Tudo começou quando os sopradores da bolha imobiliária perderam o fôlego em 2008, sufocados pela queda dos preços dos imóveis e pela desvalorização dos ativos financeiros originados e distribuídos a partir dos pacotes de créditos hipotecários. Na posteridade do colapso, escancarou-se um estoque de endividamento “excessivo” das famílias gastadoras e das instituições financeiras montadas em estruturas “alavancadas”.

No caso das famílias espanholas, por exemplo, o peso da dívida tornou-se insustentável, quer calculado em relação aos fluxos esperados de rendimentos, quer comparado ao valor cadente das residências. Por um lado, o avanço do desemprego anunciava a queda da renda dos devedores e, portanto, o aumento da inadimplência. Por outro, o patrimônio das famílias (o preço das casas) despencava ladeira abaixo.

A dívida dos governos engordou cevada pela queda das receitas, pela ampliação automática das despesas e pelo socorro aos bancos moribundos. Aliviadas da carga de ativos podres do setor privado – graças à ação dos bancos centrais – as instituições financeiras, num primeiro momento, acolheram mais dívida soberana em seus balanços. Logo depois partiram para a desalavancagem agressiva: trataram de acumular reservas excedentes e de evitar novos empréstimos aos privados, até mesmo às suas congêneres.

As famílias com patrimônio negativo e as empresas sobrecarregadas de capacidade correm para os confortos da liquidez e do reequilíbrio patrimonial. Os países e as regiões se engalfinham: uns para reverter os déficits externos, outros para manter seus superávits. Os governos – os europeus germanizados e os americanos atormentados pelas tolices republicanas – adotam políticas de austeridade fiscal.

A essa gente e a seus acólitos no resto do mundo não ocorre pensar que tais decisões são “racionais” do ponto de vista microeconômico e virtuosas sob a ótica da gestão das finanças domésticas, mas perversas para o conjunto da economia. Se todos pretendem cortar gastos, realizar superávits e se tornar líquidos ao mesmo tempo, o resultado só pode ser a queda da renda, do emprego e o crescimento do peso das dívidas, cujo valor está fixado em termos nominais. É o paradoxo da desalavancagem, também conhecido como o inferno das boas intenções, cujas chamas crepitam no conhecido, mas sempre descuidado território das falácias de composição. Se bem interpretadas, as falácias poderiam nos aconselhar a discernir os fundamentos macroeconômicos da microeconomia.

Keynes escreveu a Teoria Geral para explicar um momento de “ruptura de expectativas” – a Grande Depressão – e não a ocorrência de simples flutuações cíclicas da economia capitalista. Nas flutuações cíclicas, a contração do investimento e do consumo deprime a acumulação interna das empresas e a renda das famílias, suscitando problemas de endividamento e risco que podem ser resolvidos com mudanças suaves na política monetária e na velocidade e intensidade do gasto público.

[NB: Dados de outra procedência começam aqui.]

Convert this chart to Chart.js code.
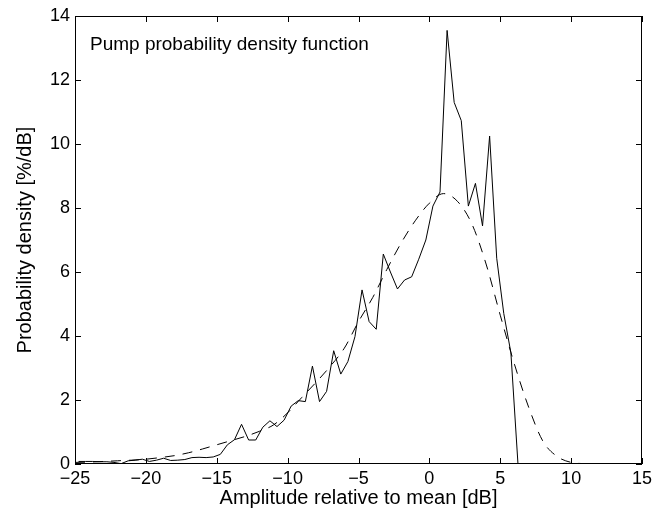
<!DOCTYPE html>
<html>
<head>
<meta charset="utf-8">
<script src="https://cdn.jsdelivr.net/npm/chart.js@4.4.1/dist/chart.umd.min.js"></script>
<style>
  html, body { margin: 0; padding: 0; background: #fff; }
  #wrap { width: 668px; height: 520px; }
</style>
</head>
<body>
<div id="wrap"><canvas id="myChart" width="668" height="520"></canvas></div>
<script>
// measured histogram, bin centres in dB
binCenters = [-24.75, -24.25, -23.75, -23.25, -22.75, -22.25, -21.75, -21.25, -20.75, -20.25,
    -19.75, -19.25, -18.75, -18.25, -17.75, -17.25, -16.75, -16.25, -15.75, -15.25,
    -14.75, -14.25, -13.75, -13.25, -12.75, -12.25, -11.75, -11.25, -10.75, -10.25,
    -9.75, -9.25, -8.75, -8.25, -7.75, -7.25, -6.75, -6.25, -5.75, -5.25,
    -4.75, -4.25, -3.75, -3.25, -2.75, -2.25, -1.75, -1.25, -0.75, -0.25,
    0.25, 0.75, 1.25, 1.75, 2.25, 2.75, 3.25, 3.75, 4.25, 4.75,
    5.25, 5.75, 6.25, 6.75];
measured = [0.08, 0.08, 0.08, 0.07, 0.07, 0.05, 0.01, 0.10, 0.12, 0.15,
    0.08, 0.12, 0.18, 0.11, 0.12, 0.14, 0.20, 0.21, 0.20, 0.22,
    0.30, 0.60, 0.76, 1.24, 0.75, 0.75, 1.15, 1.35, 1.17, 1.37,
    1.81, 1.98, 1.95, 3.06, 1.95, 2.27, 3.54, 2.81, 3.20, 3.98,
    5.44, 4.45, 4.21, 6.56, 6.00, 5.47, 5.75, 5.85, 6.40, 7.00,
    8.06, 8.50, 13.55, 11.30, 10.73, 8.06, 8.77, 7.44, 10.25, 6.43,
    4.70, 3.48, 0, 0];

// fitted density (dashed)
fitX = [-25, -24, -23, -22, -21, -20, -19, -18, -17, -16, -15, -14, -13, -12, -11, -10,
    -9, -8, -7, -6, -5, -4, -3, -2, -1, 0, 1, 2, 3, 4, 5, 6, 7, 8, 9, 10, 11, 12];
fitValues = [0.05, 0.06, 0.08, 0.10, 0.12, 0.15, 0.20, 0.26, 0.35, 0.47, 0.60, 0.73, 0.86, 1.02, 1.22, 1.60,
    2.08, 2.55, 3.05, 3.62, 4.45, 5.20, 6.08, 6.90, 7.60, 8.15, 8.45, 8.20, 7.50, 6.25, 4.65, 3.12, 1.78, 0.72, 0.24, 0.05, 0.01, 0.0];

xTicks = [-25, -20, -15, -10, -5, 0, 5, 10, 15];
yTicks = [0, 2, 4, 6, 8, 10, 12, 14];

plotNote = 'Pump probability density function';
xLabel = 'Amplitude relative to mean [dB]';
yLabel = 'Probability density [%/dB]';

FONT = "'Liberation Sans', Arial, Helvetica, sans-serif";

function to_points(xs, ys) {
    pts = [];
    xs.forEach((v, i) => { pts.push({ x: v, y: ys[i] }) });
    return pts;
}

// matlab style box with inward ticks, plus the note in the corner
const boxTicks = {
    id: 'boxTicks',
    afterDatasetsDraw(chart) {
        const { ctx, chartArea: a, scales } = chart;
        const tl = 6;
        ctx.save();
        ctx.strokeStyle = '#000';
        ctx.lineWidth = 1;
        ctx.beginPath();
        xTicks.forEach(v => {
            px = Math.round(scales.x.getPixelForValue(v)) + 0.5;
            ctx.moveTo(px, a.bottom); ctx.lineTo(px, a.bottom - tl);
            ctx.moveTo(px, a.top); ctx.lineTo(px, a.top + tl);
        });
        yTicks.forEach(v => {
            py = Math.round(scales.y.getPixelForValue(v)) + 0.5;
            ctx.moveTo(a.left, py); ctx.lineTo(a.left + tl, py);
            ctx.moveTo(a.right, py); ctx.lineTo(a.right - tl, py);
        });
        ctx.stroke();
        ctx.strokeRect(Math.round(a.left) + 0.5, Math.round(a.top) + 0.5,
            Math.round(a.width) - 1, Math.round(a.height) - 1);

        ctx.fillStyle = '#000';
        ctx.font = '19px ' + FONT;
        ctx.textAlign = 'left';
        ctx.textBaseline = 'alphabetic';
        ctx.fillText(plotNote, a.left + 15, a.top + 34);
        ctx.restore();
    }
};

const ctx = document.getElementById('myChart');
const data = {
    datasets: [{
        label: 'measured',
        data: to_points(binCenters, measured),
        borderColor: '#000',
        borderWidth: 1,
        pointRadius: 0,
        tension: 0
    }, {
        label: 'fit',
        data: to_points(fitX, fitValues),
        borderColor: '#000',
        borderWidth: 1,
        borderDash: [10, 8],
        pointRadius: 0,
        cubicInterpolationMode: 'monotone'
    }]
};

const config = {
    type: 'line',
    data: data,
    plugins: [boxTicks],
    options: {
        responsive: false,
        animation: false,
        layout: { padding: { top: 16, right: 26, left: 0, bottom: 0 } },
        scales: {
            x: {
                type: 'linear',
                min: -25,
                max: 15,
                afterFit: (s) => { s.height = 56 },
                afterBuildTicks: (s) => { s.ticks = xTicks.map(v => ({ value: v })) },
                grid: { display: false, drawTicks: false },
                border: { display: false },
                ticks: {
                    color: '#000',
                    padding: 4,
                    maxRotation: 0,
                    font: { family: FONT, size: 18 },
                    callback: (v) => String(v).replace('-', '\u2212')
                },
                title: {
                    display: true,
                    text: xLabel,
                    color: '#000',
                    font: { family: FONT, size: 20 },
                    padding: { top: 0, bottom: 10 }
                }
            },
            y: {
                type: 'linear',
                min: 0,
                max: 14,
                afterFit: (s) => { s.width = 75 },
                afterBuildTicks: (s) => { s.ticks = yTicks.map(v => ({ value: v })) },
                grid: { display: false, drawTicks: false },
                border: { display: false },
                ticks: {
                    color: '#000',
                    padding: 5,
                    font: { family: FONT, size: 18 }
                },
                title: {
                    display: true,
                    text: yLabel,
                    color: '#000',
                    font: { family: FONT, size: 20 },
                    padding: { top: 13, bottom: 0 }
                }
            }
        },
        plugins: {
            legend: { display: false },
            tooltip: { enabled: false }
        }
    }
};

chart = new Chart(ctx, config);
</script>
</body>
</html>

Nas crises, ocorre o colapso dos critérios de avaliação da riqueza que vinham prevalecendo. As expectativas de longo prazo capitulam diante da incerteza e não é mais possível precificar os ativos. Os métodos habituais que permitem avaliar a relação risco-rendimento dos ativos sucumbem diante do medo do futuro. A obscuridade total paralisa as decisões e nega os novos fluxos de gasto.